Umpqua Bank v. First American Title Insurance Company
This text of 542 F. App'x 635 (Umpqua Bank v. First American Title Insurance Company) is published on Counsel Stack Legal Research, covering Court of Appeals for the Ninth Circuit primary law. Counsel Stack provides free access to over 12 million legal documents including statutes, case law, regulations, and constitutions.
Opinion
MEMORANDUM *
“We review the district court’s grant of summary judgment de novo.” Hamilton v. State Farm Fire & Cas. Co., 270 F.3d 778, 782 (9th Cir.2001). “We will only affirm if, viewing that evidence in the light most favorable to the nonmoving party, there are no genuine issues of material fact and the district court correctly applied the relevant substantive law.” Id. We affirm the district court’s grant of summary judgment in favor of First American Title Insurance Company.
1.Umpqua Bank’s claim that First American breached its agreement to provide title insurance to Umpqua must fail. The undisputed evidence shows that First American is not liable for Umpqua’s loss or damage, because Umpqua voluntarily settled a claim without prior written consent from First American. The no voluntary payments (NVP) provision of the insurance contract (paragraph 8(c)), specifically provides that First American “shall not be liable for loss or damage to [Umpqua] for liability voluntarily assumed by [Umpqua] in settling any claim or suit without [First American’s] prior written consent.” California law outlines that an NVP provision means that “insureds cannot unilaterally settle a claim before the establishment of the claim against them and the insurer’s refusal to defend in a lawsuit to establish liability.” Low v. Golden Eagle Ins. Co., 110 Cal.App.4th 1532, 2 Cal.Rptr.3d 761, 770 (2003) (citing Jamestown Builders, Inc. v. Gen. Star Indemnity Co., 77 Cal.App.4th 341, 91 Cal.Rptr.2d 514, 517 (1999)). For fourteen months before tendering the defense to First American, Umpqua litigated the claim (brought against it by Teichert) that it now alleges should be covered by the insurance agreement. Only fourteen days after tendering the defense, Umpqua settled the claim without First American’s consent.

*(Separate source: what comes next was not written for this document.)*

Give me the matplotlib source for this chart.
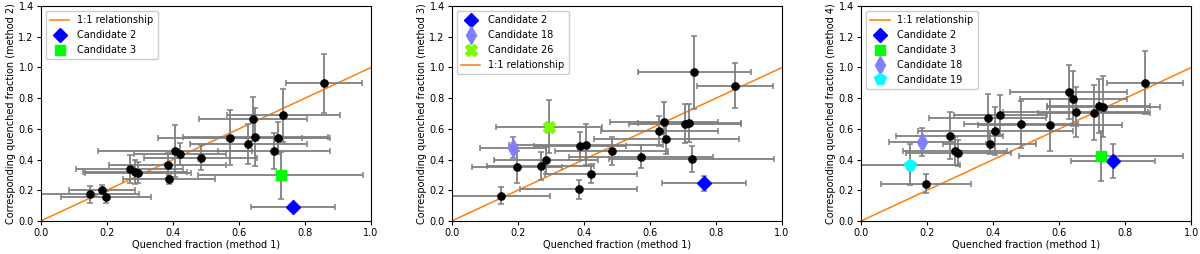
import matplotlib
matplotlib.use("Agg")
import matplotlib.pyplot as plt
import numpy as np

# Shared x (method 1) values and errors; last two entries: Candidate 3, Candidate 2
x_m1 = [0.149, 0.185, 0.197, 0.269, 0.285, 0.295, 0.384, 0.389, 0.407, 0.422,
        0.484, 0.572, 0.629, 0.643, 0.650, 0.706, 0.719, 0.734, 0.859, 0.726, 0.763]
xerr_m1 = [0.150, 0.100, 0.137, 0.162, 0.157, 0.160, 0.177, 0.140, 0.234, 0.140,
           0.172, 0.218, 0.177, 0.163, 0.220, 0.170, 0.156, 0.171, 0.115, 0.249, 0.127]

y_m2 = [0.174, 0.204, 0.158, 0.339, 0.319, 0.315, 0.362, 0.271, 0.458, 0.436,
        0.412, 0.543, 0.499, 0.666, 0.549, 0.456, 0.543, 0.688, 0.896, 0.297, 0.093]
yerr_m2 = [0.057, 0.030, 0.040, 0.090, 0.076, 0.070, 0.083, 0.030, 0.170, 0.072,
           0.080, 0.180, 0.130, 0.142, 0.189, 0.115, 0.105, 0.173, 0.192, 0.152, 0.010]

y_m3 = [0.165, 0.478, 0.354, 0.358, 0.395, 0.614, 0.206, 0.490, 0.497, 0.308,
        0.458, 0.419, 0.584, 0.643, 0.534, 0.632, 0.640, 0.968, 0.881, 0.402, 0.245]
yerr_m3 = [0.057, 0.070, 0.105, 0.090, 0.090, 0.174, 0.060, 0.092, 0.135, 0.062,
           0.092, 0.076, 0.098, 0.130, 0.100, 0.127, 0.123, 0.239, 0.146, 0.084, 0.047]

y_m4 = [0.367, 0.514, 0.243, 0.556, 0.456, 0.445, 0.671, 0.504, 0.588, 0.692,
        0.629, 0.623, 0.840, 0.797, 0.712, 0.705, 0.749, 0.745, 0.901, 0.421, 0.391]
yerr_m4 = [0.132, 0.089, 0.063, 0.155, 0.090, 0.085, 0.156, 0.068, 0.156, 0.132,
           0.152, 0.170, 0.174, 0.180, 0.163, 0.180, 0.174, 0.200, 0.204, 0.163, 0.108]

x_ticks = [0.0, 0.2, 0.4, 0.6, 0.8, 1.0]
y_ticks = [0.0, 0.2, 0.4, 0.6, 0.8, 1.0, 1.2, 1.4]

# candidate styles: index -> (label, marker, color, size)
cand_style = {
    20: ("Candidate 2", "D", "#0000ff", 7),
    19: ("Candidate 3", "s", "#00ff00", 7),
    1: ("Candidate 18", "d", "#8080ff", 9),
    0: ("Candidate 19", "p", "#00ffff", 8.5),
    5: ("Candidate 26", "X", "#7cfc00", 9),
}

panels = [
    (y_m2, yerr_m2, "Corresponding quenched fraction (method 2)", [20, 19], "line_first"),
    (y_m3, yerr_m3, "Corresponding quenched fraction (method 3)", [20, 1, 5], "line_last"),
    (y_m4, yerr_m4, "Corresponding quenched fraction (method 4)", [20, 19, 1, 0], "line_first"),
]

fig = plt.figure(figsize=(12, 2.54), dpi=100)
lefts = [0.0339, 0.3764, 0.7175]
width = 0.2753
fs = 7

for left, (yv, ye, ylabel, cands, order) in zip(lefts, panels):
    ax = fig.add_axes([left, 0.130, width, 0.846])
    ax.errorbar(x_m1, yv, xerr=xerr_m1, yerr=ye, fmt="none", ecolor="#7f7f7f",
                elinewidth=1.3, capsize=2.0, capthick=1.1, zorder=2)
    line, = ax.plot([0, 1], [0, 1], color="#ff7f0e", lw=1.1, zorder=1,
                    label="1:1 relationship")
    black = [i for i in range(len(x_m1)) if i not in cands]
    ax.plot([x_m1[i] for i in black], [yv[i] for i in black], "o", color="black",
            ms=5.2, zorder=3, ls="none")
    handles = []
    for c in cands:
        lab, mk, col, ms = cand_style[c]
        h, = ax.plot([x_m1[c]], [yv[c]], mk, color=col, ms=ms, ls="none",
                     zorder=4, label=lab)
        handles.append(h)
    if order == "line_first":
        handles = [line] + handles
    else:
        handles = handles + [line]
    ax.legend(handles=handles, loc="upper left", fontsize=fs, framealpha=1,
              borderpad=0.45, labelspacing=0.5, handlelength=2.0)
    ax.set_xlim(0, 1)
    ax.set_ylim(0, 1.4)
    ax.set_xticks(x_ticks)
    ax.set_yticks(y_ticks)
    ax.tick_params(labelsize=fs, length=3, pad=2)
    ax.set_xlabel("Quenched fraction (method 1)", fontsize=fs, labelpad=1)
    ax.set_ylabel(ylabel, fontsize=fs, labelpad=2)

fig.savefig("out.png", dpi=100)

2. No valid exception to enforcing the NVP provision applies. The fact that Umpqua litigated with Teichert for fourteen months before notifying First American of the claim demonstrates that the ensuing settlement was not rendered involuntary by circumstances outside of Umpqua’s control. Jamestown Builders, 91 Cal.Rptr.2d at 516. Umpqua also does not dispute that it knew the subject coverage applied to the Teichert dispute at its outset. Faust v. The Travelers, 55 F.3d 471, 473 (9th Cir.1995). And First American did not abandon Umpqua, because Umpqua did not give First American time to decide whether First American was going to assume or reject the defense before Umpqua settled with Teichert. Gribaldo, Jacobs, Jones & Assocs. v. Agrippina Versicherunges A.G., 3 Cal.3d 434, 91 Cal. Rptr. 6, 476 P.2d 406, 415 (1970).
3. Finally, this court need not consider Umpqua’s fact-intensive estoppel and waiver arguments, because they were not made before the district court. Great Sw. Life *637 Ins. Co. v. Frazier, 860 F.2d 896, 908 (9th Cir.1988). Similarly, Umpqua’s argument contesting First American’s other grounds for denying insurance coverage are outside the bounds of this appeal, as the district court granted summary judgment only with respect to the applicability of the NVP provision. Int'l Union of Bricklayers v. Martin Jaska, Inc., 752 F.2d 1401, 1404 (9th Cir.1985).
AFFIRMED.
This disposition is not appropriate for publication and is not precedent except as provided by 9th Cir. R. 36-3.